St Cybi's Well is a holy well located in a picturesque vale to the north of Llangybi. The main approach to the well is via a stone causeway running along the eastern edge of the waterlogged field that fronts the site to the south.
The spring sits to the north of the site, enclosed by a small chamber. The waters flow into an adjacent chamber to the south, built of large stone blocks. This building encloses a bathing pool, approximately two metres in width. It is bordered along its edges by a stone walkway, with alcoves in the wall providing space for either offerings, candles or seating.

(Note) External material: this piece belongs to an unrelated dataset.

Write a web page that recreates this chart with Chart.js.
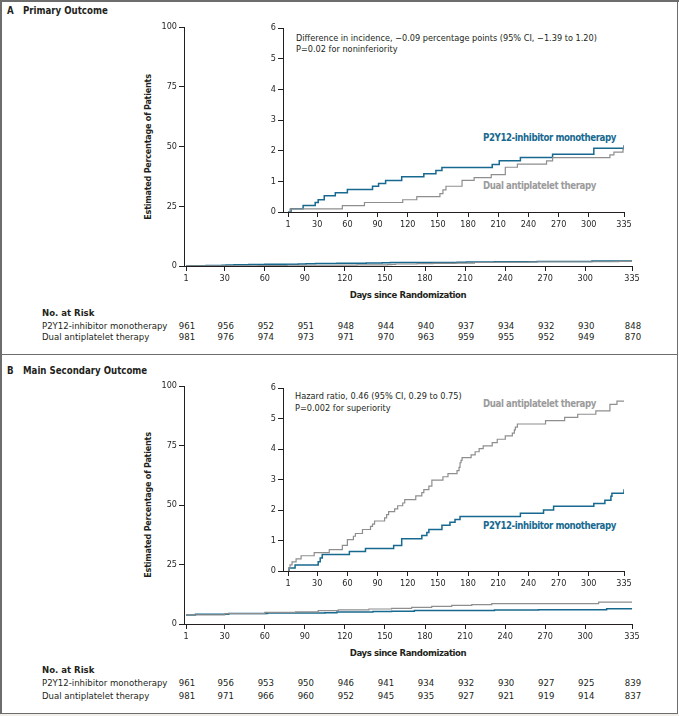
<!DOCTYPE html>
<html><head><meta charset="utf-8">
<script src="https://cdn.jsdelivr.net/npm/chart.js@4.4.1/dist/chart.umd.min.js"></script>
<style>
html,body{margin:0;padding:0;background:#fff;}
#fig{position:relative;width:679px;height:716px;overflow:hidden;font-family:"Liberation Sans Narrow","DejaVu Sans Condensed",Lato,sans-serif;color:#231f20;}
.t{position:absolute;white-space:nowrap;line-height:12px;font-size:9.5px;}
.b{font-weight:bold;}
.c{transform:translateX(-50%);}
.wrap{position:absolute;}
.ln{position:absolute;background:#6d6d6d;}
.blue{color:#17698f;}
.gray{color:#9b9b9b;}
.lab{font-size:9.6px;letter-spacing:-0.4px;}
.ann{font-size:9.1px;}
.ttl{font-size:9.6px;}
.ax{font-size:9.5px;letter-spacing:-0.4px;}
</style></head><body><div id="fig">
<div class="ln" style="left:0;top:0;width:679px;height:1.5px"></div>
<div class="ln" style="left:0;top:0;width:1.5px;height:714px"></div>
<div class="ln" style="left:676.5px;top:0;width:1.5px;height:714px"></div>
<div class="ln" style="left:0;top:353.5px;width:678px;height:1.5px"></div>
<div class="ln" style="left:0;top:712.5px;width:678px;height:1.5px"></div>
<div style="position:absolute;left:0;top:714px;width:679px;height:2px;background:#f2eee8"></div>

<div class="t b ttl" style="left:7px;top:5px">A</div>
<div class="t b ttl" style="left:23px;top:5px">Primary Outcome</div>
<div class="t b ttl" style="left:7px;top:365px">B</div>
<div class="t b ttl" style="left:23px;top:365px">Main Secondary Outcome</div>

<div class="t b" style="left:148px;top:147px;transform:translate(-50%,-50%) rotate(-90deg);font-size:9px;letter-spacing:-0.25px">Estimated Percentage of Patients</div>
<div class="t b" style="left:148px;top:505px;transform:translate(-50%,-50%) rotate(-90deg);font-size:9px;letter-spacing:-0.25px">Estimated Percentage of Patients</div>
<div class="t b c ax" style="left:408px;top:289px">Days since Randomization</div>
<div class="t b c ax" style="left:408px;top:647px">Days since Randomization</div>

<div class="t ann" style="left:296px;top:32px">Difference in incidence, −0.09 percentage points (95% CI, −1.39 to 1.20)</div>
<div class="t ann" style="left:296px;top:43px">P=0.02 for noninferiority</div>
<div class="t b blue lab" style="left:483px;top:132px">P2Y12-inhibitor monotherapy</div>
<div class="t b gray lab" style="left:483px;top:180px">Dual antiplatelet therapy</div>

<div class="t ann" style="left:295px;top:390px">Hazard ratio, 0.46 (95% CI, 0.29 to 0.75)</div>
<div class="t ann" style="left:295px;top:402px">P=0.002 for superiority</div>
<div class="t b gray lab" style="left:483px;top:398px">Dual antiplatelet therapy</div>
<div class="t b blue lab" style="left:483px;top:520px">P2Y12-inhibitor monotherapy</div>

<div class="t b" style="left:42px;top:307px;font-size:9.5px">No. at Risk</div>
<div class="t" style="left:42px;top:320px">P2Y12-inhibitor monotherapy</div>
<div class="t" style="left:42px;top:331px">Dual antiplatelet therapy</div>
<div class="t b" style="left:42px;top:664px;font-size:9.5px">No. at Risk</div>
<div class="t" style="left:42px;top:677px">P2Y12-inhibitor monotherapy</div>
<div class="t" style="left:42px;top:690px">Dual antiplatelet therapy</div>
</div>
<script>
// ---------- data ----------
const mainXTicks = [1, 30, 60, 90, 120, 150, 180, 210, 240, 270, 300, 335];
const mainYTicks = [0, 25, 50, 75, 100];
const insetYTicks = [0, 1, 2, 3, 4, 5, 6];
const riskDays = [1, 30, 60, 90, 120, 150, 180, 210, 240, 270, 300, 335];

// Panel A (primary outcome), cumulative incidence %
const aMonoDays = [1, 4, 16, 28, 31, 37, 48, 60, 85, 91, 98, 114, 136, 148, 154, 204, 211, 232, 264, 305, 335];
const aMonoPct  = [0, 0.11, 0.21, 0.31, 0.40, 0.53, 0.63, 0.73, 0.84, 0.93, 1.03, 1.15, 1.25, 1.35, 1.45, 1.55, 1.67, 1.78, 1.88, 2.08, 2.18];
const aDaptDays = [1, 3, 55, 77, 115, 129, 152, 155, 158, 174, 186, 203, 217, 229, 258, 264, 321, 325, 334, 335];
const aDaptPct  = [0, 0.10, 0.21, 0.31, 0.40, 0.50, 0.60, 0.72, 0.84, 1.03, 1.12, 1.22, 1.46, 1.56, 1.67, 1.77, 1.86, 1.95, 2.05, 2.15];

// Panel B inset (main secondary outcome)
const bMonoDays = [1, 2, 8, 31, 33, 35, 62, 78, 106, 114, 134, 139, 141, 154, 162, 167, 172, 232, 255, 265, 305, 316, 322, 323, 335];
const bMonoPct  = [0, 0.10, 0.20, 0.30, 0.43, 0.54, 0.64, 0.74, 0.84, 1.06, 1.16, 1.26, 1.36, 1.50, 1.60, 1.69, 1.79, 1.89, 2.00, 2.12, 2.21, 2.32, 2.45, 2.55, 2.68];
const bDaptDays = [1, 2, 3, 5, 9, 14, 27, 42, 55, 60, 66, 68, 75, 83, 85, 87, 97, 99, 101, 107, 110, 115, 117, 128, 134, 136, 141, 144, 155, 160, 169, 171, 172, 173, 174, 183, 187, 191, 195, 204, 209, 217, 224, 226, 227, 229, 257, 276, 289, 307, 321, 328, 335];
const bDaptPct  = [0, 0.10, 0.20, 0.30, 0.40, 0.50, 0.60, 0.70, 0.84, 1.03, 1.14, 1.23, 1.36, 1.46, 1.54, 1.64, 1.74, 1.85, 1.95, 2.04, 2.14, 2.23, 2.34, 2.46, 2.57, 2.67, 2.78, 2.98, 3.09, 3.19, 3.29, 3.40, 3.55, 3.63, 3.72, 3.81, 3.91, 4.01, 4.10, 4.21, 4.32, 4.43, 4.52, 4.63, 4.72, 4.82, 4.93, 5.04, 5.14, 5.25, 5.46, 5.57, 5.57];

// Panel B main plot (as drawn on the 0-100 scale)
const bMainMonoDays = [1, 8, 33, 62, 105, 114, 141, 155, 172, 232, 265, 316, 335];
const bMainMonoPct  = [3.8, 4.1, 4.4, 4.6, 4.7, 5.0, 5.2, 5.4, 5.7, 5.9, 6.0, 6.4, 6.5];
const bMainDaptDays = [1, 30, 60, 83, 100, 115, 138, 155, 170, 185, 200, 215, 230, 310, 335];
const bMainDaptPct  = [3.8, 4.4, 4.9, 5.1, 5.6, 5.9, 6.3, 6.6, 7.0, 7.4, 7.8, 8.1, 8.6, 9.2, 9.3];

// Numbers at risk
const aRiskMono = [961, 956, 952, 951, 948, 944, 940, 937, 934, 932, 930, 848];
const aRiskDapt = [981, 976, 974, 973, 971, 970, 963, 959, 955, 952, 949, 870];
const bRiskMono = [961, 956, 953, 950, 946, 941, 934, 932, 930, 927, 925, 839];
const bRiskDapt = [981, 971, 966, 960, 952, 945, 935, 927, 921, 919, 914, 837];

// ---------- drawing ----------
const BLUE = '#17698f', GRAY = '#8e8e8e', INK = '#231f20';
const FONT = '"Liberation Sans Narrow","DejaVu Sans Condensed",Lato,sans-serif';
const fig = document.getElementById('fig');
const pts = (d, v) => d.map((x, i) => ({x: x, y: v[i]}));

function makeChart(box, opt) {
  const w = document.createElement('div');
  w.className = 'wrap';
  w.style.left = box.left + 'px'; w.style.top = box.top + 'px';
  w.style.width = box.width + 'px'; w.style.height = box.height + 'px';
  const cv = document.createElement('canvas');
  cv.width = box.width; cv.height = box.height;
  cv.style.width = box.width + 'px'; cv.style.height = box.height + 'px';
  w.appendChild(cv); fig.appendChild(w);
  const axis = (ticks, fitKey, fitVal) => ({
    type: 'linear',
    afterBuildTicks: s => { s.ticks = ticks.map(v => ({value: v})); },
    afterFit: s => { s[fitKey] = fitVal; },
    grid: {drawOnChartArea: false, drawTicks: true, tickLength: 5, color: INK, lineWidth: 1},
    border: {display: true, color: INK, width: 1},
    ticks: {autoSkip: false, maxRotation: 0, color: INK, padding: 2, font: {family: FONT, size: 9}}
  });
  const xs = axis(mainXTicks, 'height', opt.xh); xs.min = opt.xmin; xs.max = 335;
  const ys = axis(opt.yticks, 'width', opt.yw); ys.min = 0; ys.max = opt.ymax;
  return new Chart(cv, {
    type: 'line',
    data: {datasets: opt.sets.map(s => ({
      data: s.data, borderColor: s.color, borderWidth: s.w, pointRadius: 0,
      stepped: 'before', fill: false, tension: 0
    }))},
    options: {
      responsive: false, animation: false, devicePixelRatio: window.devicePixelRatio || 1,
      layout: {padding: {top: 8, right: 12, left: 0, bottom: 0}},
      plugins: {legend: {display: false}, tooltip: {enabled: false}},
      scales: {x: xs, y: ys}
    }
  });
}

function riskRows(chart, box, rows) {
  rows.forEach(r => {
    r.vals.forEach((v, i) => {
      const d = document.createElement('div');
      d.className = 't c';
      d.textContent = v;
      d.style.left = (box.left + chart.scales.x.getPixelForValue(riskDays[i]) + 1) + 'px';
      d.style.top = r.top + 'px';
      fig.appendChild(d);
    });
  });
}

// Panel A main
const boxAm = {left: 154, top: 19, width: 490, height: 269};
const chAm = makeChart(boxAm, {xmin: -0.5, ymax: 100, yticks: mainYTicks, yw: 30, xh: 22, sets: [
  {data: pts(aDaptDays, aDaptPct), color: GRAY, w: 1.2},
  {data: pts(aMonoDays, aMonoPct), color: BLUE, w: 1.5}]});
// Panel A inset
const boxAi = {left: 263, top: 20, width: 373, height: 212};
makeChart(boxAi, {xmin: -4, ymax: 6, yticks: insetYTicks, yw: 20, xh: 20, sets: [
  {data: pts(aDaptDays, aDaptPct), color: GRAY, w: 1.2},
  {data: pts(aMonoDays, aMonoPct), color: BLUE, w: 1.5}]});
riskRows(chAm, boxAm, [{vals: aRiskMono, top: 320}, {vals: aRiskDapt, top: 331}]);

// Panel B main
const boxBm = {left: 154, top: 378, width: 490, height: 268};
const chBm = makeChart(boxBm, {xmin: -0.5, ymax: 100, yticks: mainYTicks, yw: 30, xh: 22, sets: [
  {data: pts(bMainDaptDays, bMainDaptPct), color: GRAY, w: 1.2},
  {data: pts(bMainMonoDays, bMainMonoPct), color: BLUE, w: 1.5}]});
// Panel B inset
const boxBi = {left: 263, top: 380, width: 373, height: 211};
makeChart(boxBi, {xmin: -4, ymax: 6, yticks: insetYTicks, yw: 20, xh: 20, sets: [
  {data: pts(bDaptDays, bDaptPct), color: GRAY, w: 1.2},
  {data: pts(bMonoDays, bMonoPct), color: BLUE, w: 1.5}]});
riskRows(chBm, boxBm, [{vals: bRiskMono, top: 677}, {vals: bRiskDapt, top: 690}]);
</script>
</body></html>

While the building surrounding the bathing pool is of indeterminate age, the adjacent cottage is dated to the middle of the 18th Century. This may have been used either to house a well-keeper, or possibly as accommodation for visiting pilgrims.
A fast-flowing stream exists the bathing pool to the south, flowing along the edge of the field to another structure, which may have been used as a latrine. The distance between the two is bridged by a second stone causeway.
St Cybi's Well was most likely a sacred site long before the Romans arrived in Britain, but its later history is as a place of Christian healing. Many such wells exist throughout Wales, and they are most usually dedicated to Celtic saints - perhaps hinting at earlier associations. Such sites are generally attributed with curative properties, and St Cybi's Well is no exception. Its waters were said to cure warts, lameness, blindness and rheumatism.
In the 18th Century, a typical treatment involved the consumption of equal quantities of well-water and sea water, morning and evening, for a prescribed period. The patient would then retire to the cottage each night after bathing, to await the results.
This is a highly unusual site, and the location away from the beaten track, along with the scenic setting, make for a tranquil and enjoyable visit. The well is situated in spot that makes it very easy to forget the 21st Century world, and even in its ruinous state, St Cybi's Well still feels like a place of pilgrimage.